In a Shelf Life first, while watching Taxi zum Klo, I recognized a location that also appeared in last month’s pick Christiane F. Appropriately enough, given the thread of squalor that runs through this month’s picks (most of them, anyway—more on that in a bit), it was a public toilet. Both films take place in Berlin in the early ’80s, and both burrow into the city’s underbelly with enthusiasm. Compared with teen junkie Christiane, gay schoolteacher Frank (Frank Ripploh, who also directs) lives a positively bourgeois lifestyle—during the day, anyway. At night, he just can’t stop himself from cruising the toilets.
Both movies are unblinking, however, which here means unsimulated sex acts and a frank look at a real rectal exam that gives new meaning to the phrase “warts and all.” Its honest, self-effacing story and documentary-like realism make Tazi zum Klo a queer cinema favorite on : Filmcrithulk calls it one of the “most important movies of my life… soulful, beautiful and so, so, damn funny,” while friend of the column Liz Purchell quips that it’s “the evergreen gay storyline: two men get into a relationship, but one can’t deal with the other’s cruisey compulsions.”
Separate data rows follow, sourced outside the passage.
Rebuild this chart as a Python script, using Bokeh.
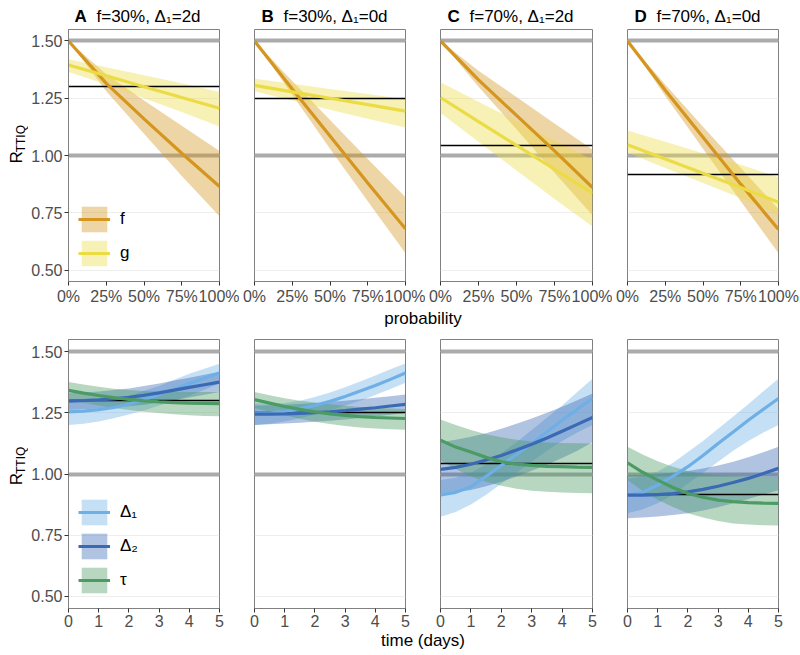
from math import pi
from bokeh.plotting import figure
from bokeh.layouts import column, row
from bokeh.models import Range1d, FixedTicker, NumeralTickFormatter, Label, Legend, LegendItem
from bokeh.core.properties import value
from bokeh.embed import file_html
from bokeh.resources import INLINE

FONT = "Liberation Sans"

# ---------------- data ----------------
letters = ["A", "B", "C", "D"]
titles = ["f=30%, Δ₁=2d", "f=30%, Δ₁=0d", "f=70%, Δ₁=2d", "f=70%, Δ₁=0d"]
reference_levels = [1.0, 1.5]
observed_R = [1.30, 1.25, 1.044, 0.918]
y_ticks = [0.5, 0.75, 1.0, 1.25, 1.5]
prob_ticks = [0, 0.25, 0.5, 0.75, 1.0]
day_ticks = [0, 1, 2, 3, 4, 5]

prob = [0.0, 0.25, 0.5, 0.75, 1.0]
f_mid = [[1.50, 1.315, 1.16, 1.01, 0.865],
         [1.50, 1.29, 1.085, 0.88, 0.68],
         [1.50, 1.33, 1.175, 1.02, 0.86],
         [1.50, 1.285, 1.08, 0.875, 0.677]]
f_hi = [[1.50, 1.355, 1.24, 1.13, 1.02],
        [1.50, 1.325, 1.155, 0.985, 0.818],
        [1.50, 1.37, 1.255, 1.14, 1.026],
        [1.50, 1.31, 1.125, 0.945, 0.767]]
f_lo = [[1.50, 1.28, 1.095, 0.91, 0.735],
        [1.50, 1.265, 1.03, 0.80, 0.573],
        [1.50, 1.30, 1.115, 0.925, 0.739],
        [1.50, 1.26, 1.03, 0.80, 0.573]]
g_mid = [[1.395, 1.348, 1.30, 1.253, 1.206],
         [1.306, 1.278, 1.25, 1.222, 1.194],
         [1.253, 1.148, 1.044, 0.94, 0.835],
         [1.047, 0.985, 0.922, 0.86, 0.796]]
g_hi = [[1.42, 1.385, 1.35, 1.315, 1.277],
        [1.335, 1.313, 1.29, 1.268, 1.246],
        [1.32, 1.235, 1.15, 1.065, 0.98],
        [1.109, 1.06, 1.01, 0.96, 0.905]]
g_lo = [[1.365, 1.31, 1.25, 1.19, 1.127],
        [1.28, 1.24, 1.20, 1.16, 1.122],
        [1.185, 1.06, 0.935, 0.81, 0.69],
        [1.012, 0.945, 0.88, 0.815, 0.74]]

days = [0.0, 0.5, 1.0, 1.5, 2.0, 2.5, 3.0, 3.5, 4.0, 4.5, 5.0]
d1_mid = [[1.254, 1.257, 1.263, 1.272, 1.285, 1.305, 1.325, 1.347, 1.370, 1.392, 1.413],
          [1.247, 1.249, 1.255, 1.266, 1.28, 1.297, 1.317, 1.339, 1.362, 1.387, 1.413],
          [0.914, 0.925, 0.948, 0.99, 1.036, 1.08, 1.125, 1.172, 1.22, 1.265, 1.31],
          [0.914, 0.925, 0.955, 0.99, 1.03, 1.076, 1.125, 1.172, 1.22, 1.265, 1.309]]
d1_hi = [[1.295, 1.29, 1.295, 1.305, 1.32, 1.34, 1.36, 1.385, 1.41, 1.43, 1.451],
         [1.29, 1.287, 1.29, 1.30, 1.315, 1.333, 1.355, 1.378, 1.403, 1.428, 1.452],
         [0.975, 0.985, 1.005, 1.04, 1.085, 1.13, 1.18, 1.23, 1.28, 1.335, 1.39],
         [0.98, 0.99, 1.01, 1.045, 1.09, 1.135, 1.185, 1.235, 1.285, 1.338, 1.39]]
d1_lo = [[1.20, 1.205, 1.215, 1.228, 1.243, 1.26, 1.28, 1.30, 1.32, 1.345, 1.37],
         [1.20, 1.205, 1.215, 1.228, 1.243, 1.26, 1.28, 1.30, 1.323, 1.348, 1.373],
         [0.825, 0.845, 0.875, 0.915, 0.96, 1.005, 1.05, 1.095, 1.135, 1.17, 1.20],
         [0.84, 0.855, 0.88, 0.915, 0.96, 1.005, 1.05, 1.095, 1.135, 1.17, 1.20]]
d2_mid = [[1.298, 1.30, 1.303, 1.307, 1.313, 1.322, 1.332, 1.343, 1.354, 1.365, 1.376],
          [1.245, 1.245, 1.246, 1.248, 1.251, 1.254, 1.259, 1.265, 1.271, 1.278, 1.285],
          [1.019, 1.027, 1.04, 1.057, 1.076, 1.098, 1.122, 1.147, 1.175, 1.203, 1.231],
          [0.914, 0.914, 0.916, 0.92, 0.927, 0.937, 0.95, 0.965, 0.982, 1.002, 1.023]]
d2_hi = [[1.33, 1.333, 1.337, 1.343, 1.35, 1.36, 1.37, 1.382, 1.394, 1.406, 1.418],
         [1.28, 1.281, 1.283, 1.286, 1.29, 1.295, 1.30, 1.306, 1.312, 1.318, 1.325],
         [1.13, 1.14, 1.152, 1.167, 1.185, 1.205, 1.227, 1.25, 1.275, 1.302, 1.329],
         [0.995, 0.997, 1.0, 1.005, 1.012, 1.022, 1.035, 1.05, 1.068, 1.089, 1.111]]
d2_lo = [[1.262, 1.265, 1.268, 1.272, 1.277, 1.283, 1.292, 1.302, 1.313, 1.324, 1.335],
         [1.20, 1.203, 1.206, 1.21, 1.214, 1.218, 1.223, 1.229, 1.235, 1.242, 1.25],
         [0.92, 0.925, 0.935, 0.95, 0.968, 0.99, 1.013, 1.038, 1.065, 1.095, 1.13],
         [0.819, 0.822, 0.826, 0.832, 0.84, 0.851, 0.864, 0.88, 0.898, 0.916, 0.934]]
tau_mid = [[1.342, 1.331, 1.321, 1.312, 1.305, 1.299, 1.295, 1.292, 1.29, 1.289, 1.288],
           [1.304, 1.29, 1.276, 1.264, 1.254, 1.246, 1.24, 1.235, 1.231, 1.229, 1.227],
           [1.138, 1.11, 1.09, 1.068, 1.05, 1.04, 1.035, 1.031, 1.03, 1.028, 1.027],
           [1.046, 1.007, 0.975, 0.945, 0.92, 0.905, 0.893, 0.887, 0.883, 0.881, 0.88]]
tau_hi = [[1.376, 1.366, 1.357, 1.349, 1.343, 1.339, 1.337, 1.336, 1.335, 1.335, 1.335],
          [1.335, 1.322, 1.31, 1.30, 1.292, 1.285, 1.279, 1.274, 1.27, 1.268, 1.266],
          [1.223, 1.2, 1.18, 1.163, 1.15, 1.14, 1.133, 1.129, 1.127, 1.126, 1.125],
          [1.111, 1.08, 1.052, 1.03, 1.012, 1.0, 0.995, 0.992, 0.99, 0.989, 0.989]]
tau_lo = [[1.30, 1.29, 1.28, 1.27, 1.262, 1.255, 1.249, 1.244, 1.24, 1.237, 1.236],
          [1.27, 1.255, 1.24, 1.226, 1.214, 1.204, 1.196, 1.19, 1.186, 1.183, 1.181],
          [1.055, 1.02, 0.99, 0.968, 0.952, 0.94, 0.932, 0.927, 0.924, 0.922, 0.921],
          [0.975, 0.93, 0.895, 0.865, 0.84, 0.822, 0.808, 0.798, 0.793, 0.79, 0.789]]

# ---------------- style / layout ----------------
C_F, C_G = "#D4961F", "#EBDC46"
C_D1, C_D2, C_TAU = "#6EAFE6", "#3A6AB4", "#4B9B64"
BAND_ALPHA = 0.4
GREY = "#ABABAB"
BORDER = "#808080"
FRAME_W = [152, 151, 152, 151]
FRAME_X = [67, 254, 440, 627]          # page x of each panel's left edge
YLAB_W = 28                            # width of the y-title strip
TOP = dict(tb=2, fh=254, bb=24)
BOT = dict(tb=9, fh=269, bb=24)


def make_fig(col, top):
    left = (67 - YLAB_W if col == 0 else 15)
    right = 21 if col == 3 else 20
    fw = FRAME_W[col]
    g = TOP if top else BOT
    xr = Range1d(0, 1) if top else Range1d(0, 5)
    p = figure(width=left + fw + right, height=g["tb"] + g["fh"] + g["bb"],
               x_range=xr, y_range=Range1d(0.45, 1.55),
               output_backend="svg", toolbar_location=None,
               min_border_left=left, min_border_right=right,
               min_border_top=g["tb"], min_border_bottom=g["bb"])
    p.outline_line_color = BORDER
    p.outline_line_width = 1
    p.background_fill_color = "white"
    p.border_fill_color = "white"
    p.xgrid.visible = False
    p.ygrid.ticker = FixedTicker(ticks=y_ticks, minor_ticks=[])
    p.ygrid.grid_line_color = "#EEEEEE"
    p.ygrid.grid_line_width = 1
    for ax in (p.xaxis[0], p.yaxis[0]):
        ax.axis_line_color = BORDER
        ax.major_tick_in = 0
        ax.major_tick_out = 4
        ax.minor_tick_out = 0
        ax.minor_tick_in = 0
        ax.major_tick_line_color = "#333333"
        ax.major_label_text_color = "#4D4D4D"
        ax.major_label_text_font = FONT
        ax.major_label_text_font_size = "16px"
        ax.major_label_standoff = 2
    p.yaxis.ticker = FixedTicker(ticks=y_ticks, minor_ticks=[])
    p.yaxis.formatter = NumeralTickFormatter(format="0.00")
    if top:
        p.xaxis.ticker = FixedTicker(ticks=prob_ticks, minor_ticks=[])
        p.xaxis.formatter = NumeralTickFormatter(format="0%")
    else:
        p.xaxis.ticker = FixedTicker(ticks=day_ticks, minor_ticks=[])
        p.xaxis.formatter = NumeralTickFormatter(format="0")
    if col != 0:
        p.yaxis.visible = False
    p.hspan(y=reference_levels, line_color=GREY, line_width=4)
    return p


def add_legend(p, items):
    leg = Legend(items=items, location=(10, 12), orientation="vertical",
                 glyph_width=32, glyph_height=32, spacing=2, padding=0, margin=0,
                 label_standoff=10, label_text_font=FONT, label_text_font_size="17px",
                 label_text_color="black",
                 background_fill_alpha=0, border_line_alpha=0)
    p.add_layout(leg)


def blank(w, h):
    s = figure(width=w, height=h, x_axis_type=None, y_axis_type=None,
               output_backend="svg", toolbar_location=None, min_border=0,
               x_range=Range1d(0, w), y_range=Range1d(0, h))
    s.outline_line_color = None
    s.grid.visible = False
    return s


def ylab_strip(g):
    h = g["tb"] + g["fh"] + g["bb"]
    s = blank(YLAB_W, h)
    c = g["bb"] + g["fh"] / 2.0
    s.text(x=[16], y=[c - 20], text=["R"], angle=pi / 2,
           text_align="left", text_baseline="alphabetic",
           text_font=value(FONT), text_font_size=value("17px"), text_color="black")
    s.text(x=[20], y=[c - 20 + 12.5], text=["TTIQ"], angle=pi / 2,
           text_align="left", text_baseline="alphabetic",
           text_font=value(FONT), text_font_size=value("12px"), text_color="black")
    return s


top_figs, bot_figs = [], []
for col in range(4):
    p = make_fig(col, True)
    bf = p.varea(x=prob, y1=f_lo[col], y2=f_hi[col], fill_color=C_F, fill_alpha=BAND_ALPHA)
    bg = p.varea(x=prob, y1=g_lo[col], y2=g_hi[col], fill_color=C_G, fill_alpha=BAND_ALPHA)
    p.hspan(y=[observed_R[col]], line_color="black", line_width=1.5)
    lf = p.line(prob, f_mid[col], line_color=C_F, line_width=3.2)
    lg = p.line(prob, g_mid[col], line_color=C_G, line_width=3.2)
    if col == 0:
        add_legend(p, [LegendItem(label="f", renderers=[bf, lf]),
                       LegendItem(label="g", renderers=[bg, lg])])
    top_figs.append(p)

    q = make_fig(col, False)
    b1 = q.varea(x=days, y1=d1_lo[col], y2=d1_hi[col], fill_color=C_D1, fill_alpha=BAND_ALPHA)
    b2 = q.varea(x=days, y1=d2_lo[col], y2=d2_hi[col], fill_color=C_D2, fill_alpha=BAND_ALPHA)
    b3 = q.varea(x=days, y1=tau_lo[col], y2=tau_hi[col], fill_color=C_TAU, fill_alpha=BAND_ALPHA)
    q.hspan(y=[observed_R[col]], line_color="black", line_width=1.5)
    l1 = q.line(days, d1_mid[col], line_color=C_D1, line_width=3.2)
    l2 = q.line(days, d2_mid[col], line_color=C_D2, line_width=3.2)
    l3 = q.line(days, tau_mid[col], line_color=C_TAU, line_width=3.2)
    if col == 0:
        add_legend(q, [LegendItem(label="Δ₁", renderers=[b1, l1]),
                       LegendItem(label="Δ₂", renderers=[b2, l2]),
                       LegendItem(label="τ", renderers=[b3, l3])])
    bot_figs.append(q)

# panel titles strip
TITLE_H = 27
title_strip = blank(800, TITLE_H)
for col in range(4):
    title_strip.add_layout(Label(x=FRAME_X[col] + 7, y=TITLE_H - 16, x_units="screen",
                                 y_units="screen", text=letters[col], text_font=FONT,
                                 text_font_style="bold", text_font_size="17px",
                                 text_baseline="alphabetic", text_color="black"))
    title_strip.add_layout(Label(x=FRAME_X[col] + 29, y=TITLE_H - 16, x_units="screen",
                                 y_units="screen", text=titles[col], text_font=FONT,
                                 text_font_size="17px", text_baseline="alphabetic",
                                 text_color="black"))


def xtitle_strip(text, h, cy_from_top):
    s = blank(800, h)
    s.add_layout(Label(x=422.5, y=h - cy_from_top, x_units="screen", y_units="screen",
                       text=text, text_align="center", text_baseline="middle",
                       text_font=FONT, text_font_size="17px", text_color="black"))
    return s


layout = column(
    title_strip,
    row(ylab_strip(TOP), *top_figs),
    xtitle_strip("probability", 23, 11),
    row(ylab_strip(BOT), *bot_figs),
    xtitle_strip("time (days)", 23, 8),
)

with open("out.html", "w") as fh_out:
    fh_out.write(file_html(layout, INLINE))
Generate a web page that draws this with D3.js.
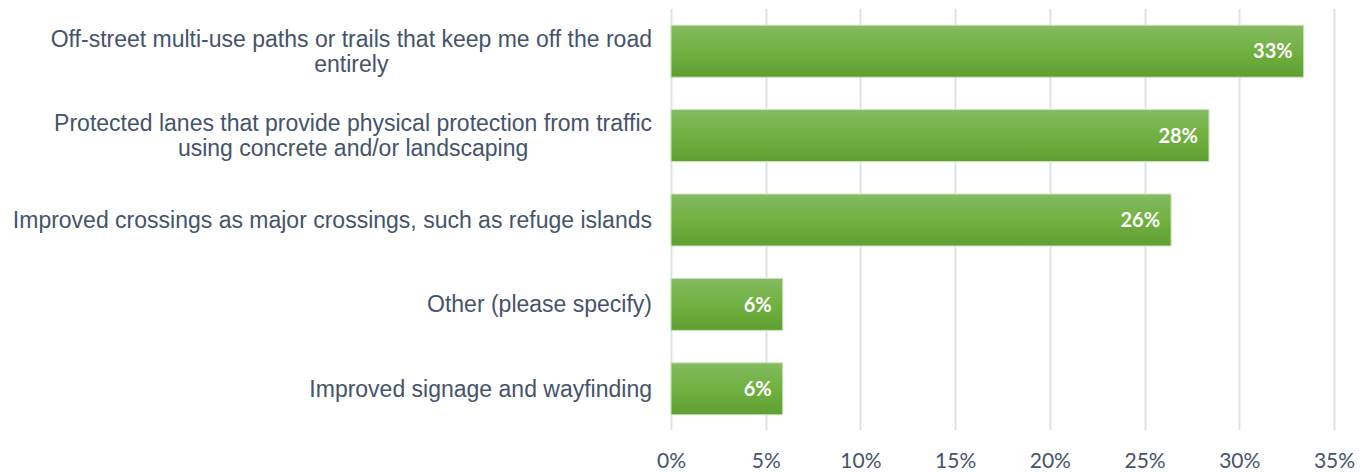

Several members find solace in the universality of Ripploh’s film. Julius writes, “In watching a [45]-year-old movie about homosexuality, I realized just how old some of the struggles within gay culture are,” calling it a “neo-realistic movie about life with all the embarrassing, dirty and selfish parts left in.” For his part, Ripploh said that this semi-autobiographical work was “neither a pornographic film, nor a sociological exposé, nor a moral lesson,” just life in its uncut form.